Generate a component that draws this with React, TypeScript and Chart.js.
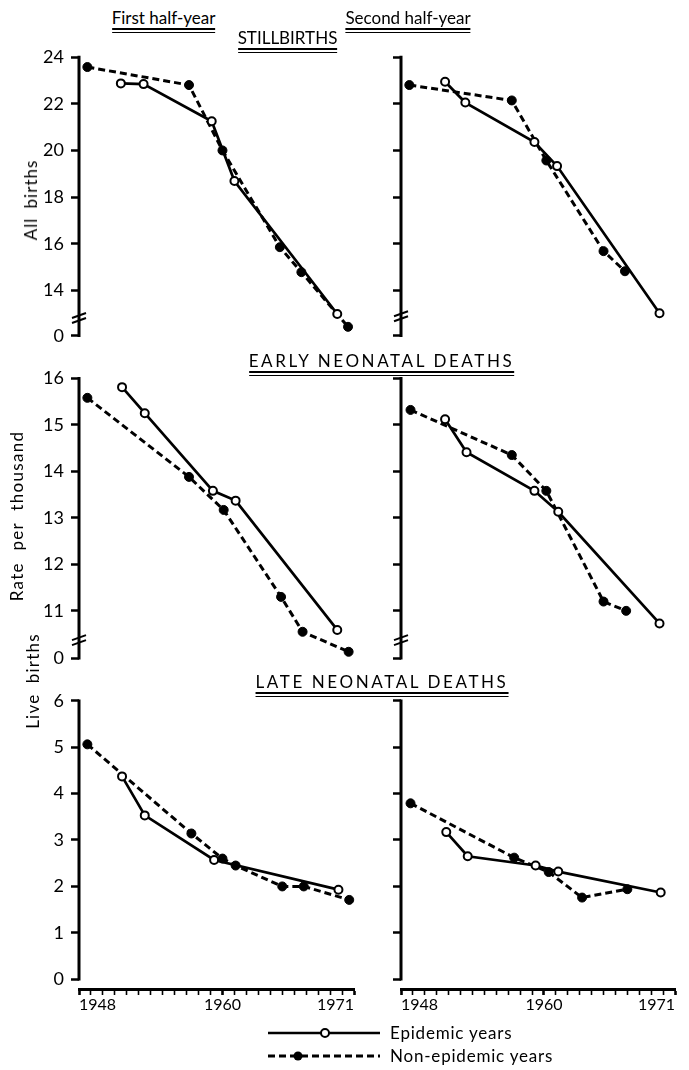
import React, { useEffect, useRef } from "react";
import { Chart, registerables } from "chart.js";

Chart.register(...registerables);

const FONT = "Lato, 'DejaVu Sans', sans-serif";

// ---------- data ----------
const yearMin = 1948;
const yearMax = 1971;
const xLabelYears = [1948, 1960, 1971];

const stillTicks = [14, 16, 18, 20, 22, 24];
const earlyTicks = [11, 12, 13, 14, 15, 16];
const lateTicks = [0, 1, 2, 3, 4, 5, 6];

// Stillbirths, first half-year
const still1EpiYears = [1951.5, 1953.4, 1959.1, 1961.0, 1969.6];
const still1Epi = [22.87, 22.84, 21.25, 18.69, 13.0];
const still1NonYears = [1948.7, 1957.2, 1960.0, 1964.8, 1966.6, 1970.5];
const still1Non = [23.57, 22.8, 20.0, 15.86, 14.79, 12.45];

// Stillbirths, second half-year
const still2EpiYears = [1951.7, 1953.4, 1959.2, 1961.1, 1969.7];
const still2Epi = [22.94, 22.05, 20.36, 19.33, 13.03];
const still2NonYears = [1948.7, 1957.3, 1960.2, 1965.0, 1966.8];
const still2Non = [22.8, 22.14, 19.57, 15.69, 14.83];

// Early neonatal deaths, first half-year
const early1EpiYears = [1951.6, 1953.5, 1959.2, 1961.1, 1969.6];
const early1Epi = [15.81, 15.25, 13.58, 13.37, 10.59];
const early1NonYears = [1948.7, 1957.2, 1960.1, 1964.9, 1966.7, 1970.55];
const early1Non = [15.58, 13.88, 13.17, 11.3, 10.55, 10.12];

// Early neonatal deaths, second half-year
const early2EpiYears = [1951.7, 1953.5, 1959.2, 1961.2, 1969.7];
const early2Epi = [15.12, 14.41, 13.58, 13.13, 10.73];
const early2NonYears = [1948.8, 1957.3, 1960.2, 1965.0, 1966.9];
const early2Non = [15.32, 14.35, 13.58, 11.2, 11.0];

// Late neonatal deaths, first half-year
const late1EpiYears = [1951.6, 1953.5, 1959.3, 1969.7];
const late1Epi = [4.37, 3.53, 2.57, 1.93];
const late1NonYears = [1948.7, 1957.4, 1960.0, 1961.1, 1965.0, 1966.8, 1970.6];
const late1Non = [5.06, 3.14, 2.6, 2.45, 2.0, 2.0, 1.71];

// Late neonatal deaths, second half-year
const late2EpiYears = [1951.8, 1953.6, 1959.3, 1961.2, 1969.8];
const late2Epi = [3.17, 2.65, 2.45, 2.32, 1.87];
const late2NonYears = [1948.8, 1957.5, 1960.4, 1963.2, 1967.0];
const late2Non = [3.79, 2.62, 2.31, 1.76, 1.94];

// ---------- plugin: y axis line, hooks & break marks ----------
const axisFrame = {
  id: "axisFrame",
  afterDraw(chart: any, _args: any, opts: any) {
    if (!opts || opts.zeroValue === undefined) return;
    const y = chart.scales.y;
    const ctx = chart.ctx;
    const x0 = chart.chartArea.left;
    const top = y.getPixelForValue(y.max);
    const bottom = y.getPixelForValue(opts.zeroValue);
    ctx.save();
    ctx.strokeStyle = "#000";
    ctx.lineWidth = 3;
    ctx.beginPath();
    ctx.moveTo(x0, top - 1.2);
    ctx.lineTo(x0, bottom + 1.2);
    ctx.stroke();
    if (opts.breakAt !== undefined && opts.breakAt !== null) {
      const yb = y.getPixelForValue(opts.breakAt);
      ctx.lineWidth = 2;
      for (const d of [-2.5, 2.5]) {
        ctx.beginPath();
        ctx.moveTo(x0 - 7, yb + d + 2.5);
        ctx.lineTo(x0 + 7, yb + d - 2.5);
        ctx.stroke();
      }
    }
    ctx.restore();
  },
};
Chart.register(axisFrame);

type PanelProps = {
  left: number;
  top: number;
  width: number;
  height: number;
  padding: { left: number; right: number; top: number; bottom: number };
  yAxisWidth: number;
  yMin: number;
  yMax: number;
  ticks: number[];
  zeroValue: number;
  breakAt?: number;
  showLabels: boolean;
  showX: boolean;
  epiX: number[];
  epiY: number[];
  nonX: number[];
  nonY: number[];
};

function Panel(p: PanelProps) {
  const ref = useRef<HTMLCanvasElement>(null);
  useEffect(() => {
    if (!ref.current) return;
    const years: number[] = [];
    for (let v = yearMin; v <= yearMax; v++) years.push(v);
    const yTickVals = Array.from(new Set([p.zeroValue, ...p.ticks]));
    const chart = new Chart(ref.current, {
      type: "line",
      data: {
        datasets: [
          {
            label: "Epidemic years",
            data: p.epiX.map((x, i) => ({ x, y: p.epiY[i] })),
            borderColor: "#000",
            borderWidth: 2.7,
            pointRadius: 4,
            pointBackgroundColor: "#fff",
            pointBorderColor: "#000",
            pointBorderWidth: 2,
            clip: false,
            tension: 0,
          } as any,
          {
            label: "Non-epidemic years",
            data: p.nonX.map((x, i) => ({ x, y: p.nonY[i] })),
            borderColor: "#000",
            borderWidth: 3,
            borderDash: [7, 4],
            pointRadius: 4.5,
            pointBackgroundColor: "#000",
            pointBorderColor: "#000",
            pointBorderWidth: 1,
            clip: false,
            tension: 0,
          } as any,
        ],
      },
      options: {
        animation: false,
        responsive: false,
        maintainAspectRatio: false,
        layout: { padding: p.padding },
        plugins: {
          legend: { display: false },
          tooltip: { enabled: false },
          axisFrame: { zeroValue: p.zeroValue, breakAt: p.breakAt },
        } as any,
        scales: {
          x: {
            type: "linear",
            min: yearMin,
            max: yearMax,
            display: p.showX,
            afterBuildTicks: (s: any) => {
              s.ticks = years.map((v) => ({ value: v }));
            },
            afterFit: (s: any) => {
              if (p.showX) s.height = 30;
            },
            ticks: {
              autoSkip: false,
              maxRotation: 0,
              align: "inner",
              padding: 0,
              color: "#000",
              font: { family: FONT, size: 16 },
              callback: (v: any) => (xLabelYears.includes(Number(v)) ? String(v) : ""),
            },
            grid: {
              drawOnChartArea: false,
              drawTicks: true,
              tickLength: 6,
              tickColor: "#000",
              tickWidth: (ctx: any) =>
                ctx.tick && xLabelYears.includes(ctx.tick.value) ? 2.6 : 1.6,
            },
            border: { display: true, width: 3, color: "#000" },
          } as any,
          y: {
            type: "linear",
            min: p.yMin,
            max: p.yMax,
            afterBuildTicks: (s: any) => {
              s.ticks = yTickVals.map((v) => ({ value: v }));
            },
            afterFit: (s: any) => {
              s.width = p.yAxisWidth;
            },
            ticks: {
              display: p.showLabels,
              padding: 7,
              color: "#000",
              font: { family: FONT, size: 18 },
              callback: (v: any) =>
                Math.abs(Number(v) - p.zeroValue) < 1e-6 ? "0" : String(v),
            },
            grid: {
              drawOnChartArea: false,
              drawTicks: true,
              tickLength: 8,
              tickWidth: 2.5,
              tickColor: "#000",
            },
            border: { display: false },
          } as any,
        },
      },
    });
    return () => chart.destroy();
  }, []);
  return (
    <canvas
      ref={ref}
      width={p.width}
      height={p.height}
      style={{ position: "absolute", left: p.left, top: p.top, width: p.width, height: p.height }}
    />
  );
}

function Title({ text, cx, top, spacing = 0 }: { text: string; cx: number; top: number; spacing?: number }) {
  return (
    <div
      style={{
        position: "absolute",
        left: cx,
        top,
        transform: "translateX(-50%)",
        whiteSpace: "nowrap",
        fontFamily: FONT,
        fontSize: 17,
        lineHeight: "18px",
        letterSpacing: spacing,
        color: "#000",
      }}
    >
      <div style={{ borderBottom: "1.2px solid #000", paddingBottom: 1.5 }}>
        <div style={{ borderBottom: "2.6px solid #000", paddingBottom: 1 }}>{text}</div>
      </div>
    </div>
  );
}

function VText({ text, cx, cy, spacing = 0, wordSpacing = 0 }: { text: string; cx: number; cy: number; spacing?: number; wordSpacing?: number }) {
  return (
    <div
      style={{
        position: "absolute",
        left: cx,
        top: cy,
        transform: "translate(-50%, -50%) rotate(-90deg)",
        whiteSpace: "nowrap",
        fontFamily: FONT,
        fontSize: 17,
        lineHeight: "18px",
        letterSpacing: spacing,
        wordSpacing,
        color: "#000",
      }}
    >
      {text}
    </div>
  );
}

export default function App() {
  const leftBase = { left: 0, width: 362, yAxisWidth: 79, showLabels: true };
  const rightBase = { left: 330, width: 359, yAxisWidth: 71, showLabels: false };
  const padL = { left: 0, right: 8 };
  const padR = { left: 0, right: 14 };
  const padTop = { top: 20, bottom: 20.3 };
  const padMid = { top: 20.3, bottom: 19.7 };
  const padBot = { top: 20.7, bottom: 6 };
  return (
    <div style={{ position: "absolute", left: 0, top: 0, width: 689, height: 1070, background: "#fff" }}>
      {/* Stillbirths */}
      <Panel {...leftBase} top={37} height={319} padding={{ ...padL, ...padTop }}
        yMin={12.07} yMax={24} ticks={stillTicks} zeroValue={12.07} breakAt={12.83} showX={false}
        epiX={still1EpiYears} epiY={still1Epi} nonX={still1NonYears} nonY={still1Non} />
      <Panel {...rightBase} top={37} height={319} padding={{ ...padR, ...padTop }}
        yMin={12.07} yMax={24} ticks={stillTicks} zeroValue={12.07} breakAt={12.9} showX={false}
        epiX={still2EpiYears} epiY={still2Epi} nonX={still2NonYears} nonY={still2Non} />
      {/* Early neonatal */}
      <Panel {...leftBase} top={358} height={320} padding={{ ...padL, ...padMid }}
        yMin={9.98} yMax={16} ticks={earlyTicks} zeroValue={9.98} breakAt={10.37} showX={false}
        epiX={early1EpiYears} epiY={early1Epi} nonX={early1NonYears} nonY={early1Non} />
      <Panel {...rightBase} top={358} height={320} padding={{ ...padR, ...padMid }}
        yMin={9.98} yMax={16} ticks={earlyTicks} zeroValue={9.98} breakAt={10.37} showX={false}
        epiX={early2EpiYears} epiY={early2Epi} nonX={early2NonYears} nonY={early2Non} />
      {/* Late neonatal */}
      <Panel {...leftBase} top={680} height={345} padding={{ ...padL, ...padBot }}
        yMin={-0.209} yMax={6} ticks={lateTicks} zeroValue={0} showX={true}
        epiX={late1EpiYears} epiY={late1Epi} nonX={late1NonYears} nonY={late1Non} />
      <Panel {...rightBase} top={680} height={345} padding={{ ...padR, ...padBot }}
        yMin={-0.209} yMax={6} ticks={lateTicks} zeroValue={0} showX={true}
        epiX={late2EpiYears} epiY={late2Epi} nonX={late2NonYears} nonY={late2Non} />

      <Title text="First half-year" cx={163.5} top={9} />
      <Title text="Second half-year" cx={408} top={9} />
      <Title text="STILLBIRTHS" cx={287.5} top={29} />
      <Title text="EARLY NEONATAL DEATHS" cx={381.5} top={352} spacing={2.6} />
      <Title text="LATE NEONATAL DEATHS" cx={382} top={673} spacing={2.6} />

      <VText text="All births" cx={31} cy={200} spacing={1} wordSpacing={4} />
      <VText text="Rate per thousand" cx={17} cy={516} spacing={1.3} wordSpacing={6} />
      <VText text="Live births" cx={33} cy={681} spacing={1.2} wordSpacing={5} />

      <svg style={{ position: "absolute", left: 260, top: 1020, width: 130, height: 48 }} width={130} height={48}>
        <line x1={8} y1={13} x2={120} y2={13} stroke="#000" strokeWidth={2.7} />
        <circle cx={65} cy={13} r={4} fill="#fff" stroke="#000" strokeWidth={2} />
        <line x1={8} y1={36} x2={120} y2={36} stroke="#000" strokeWidth={3} strokeDasharray="7 4" />
        <circle cx={38} cy={36} r={4.5} fill="#000" />
      </svg>
      <div style={{ position: "absolute", left: 390, top: 1023, fontFamily: FONT, fontSize: 17, lineHeight: "20px", letterSpacing: 0.8, whiteSpace: "nowrap" }}>
        Epidemic years
      </div>
      <div style={{ position: "absolute", left: 390, top: 1046, fontFamily: FONT, fontSize: 17, lineHeight: "20px", letterSpacing: 0.8, whiteSpace: "nowrap" }}>
        Non-epidemic years
      </div>
    </div>
  );
}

● **EXERCISE BRIEF**
Your answer should be one number: how many lines of the listing include the word "React".

● **SOLUTION BELOW**
2